- Born: 9 June 1871 Parsonstown, Ireland
- Died: 13 April 1948 (aged 76) Seaview, Isle of Wight
- Allegiance: United Kingdom
- Branch: British Army
- Service years: 1892–1924
- Rank: Brigadier-General
- Unit: Royal Inniskilling Fusiliers
- Conflicts: Second Boer War, First World War
- Awards: CB, CMG, CBE

= Hugh Fenwick Brooke =

British general (1871–1948)

Brigadier-General Hugh Fenwick Brooke, (9 June 1871 – 13 April 1948) was a senior British Army officer during the First World War.

==Biography==

Born on 9 June 1871 to 	Charles Kennedy Brooke and Isabella Julia (née Merston), Hugh Fenwick Brooke was educated at Bedford School between 1885 and 1890. He received his first commission as a second lieutenant in the Royal Inniskilling Fusiliers in 1892, and was promoted to the rank of captain in July 1899. He transferred to the Army Service Corps for service during the Second Boer War, and left London for South Africa on the SS Oriental in March 1900. Return to the United Kingdom in 1901. Promotion to the rank of major followed in 1906, and to the rank of lieutenant colonel in 1914. He served during the First World War, between 1914 and 1918, was promoted to the rank of colonel in 1915, was appointed as Deputy Director of Supplies and Transport at the War Office, and as Deputy Director of Supplies at General Headquarters, France.
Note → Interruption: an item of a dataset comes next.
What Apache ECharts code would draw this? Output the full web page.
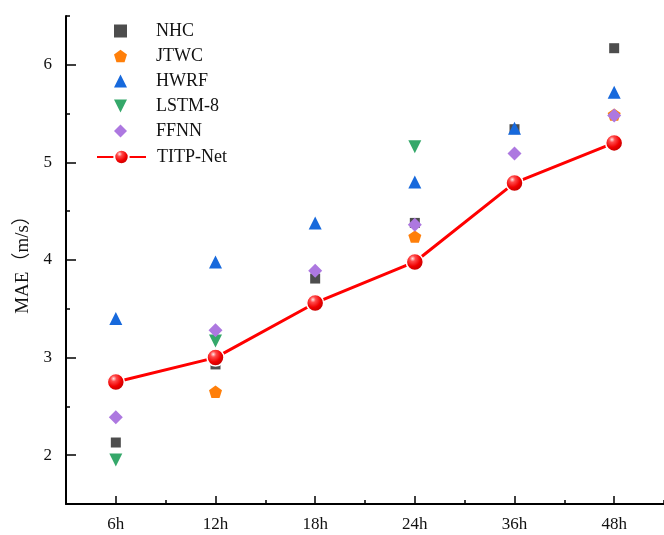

He was promoted to the rank of brigadier general in 1920, and retired from the British Army in 1924.

Brigadier General Hugh Fenwick Brooke was invested as a Companion of the Order of St Michael and St George in 1915, as a Companion of the Order of the Bath in 1917, and as a Commander of the Order of the British Empire in 1919. He died in Seaview, Isle of Wight, on 13 April 1948.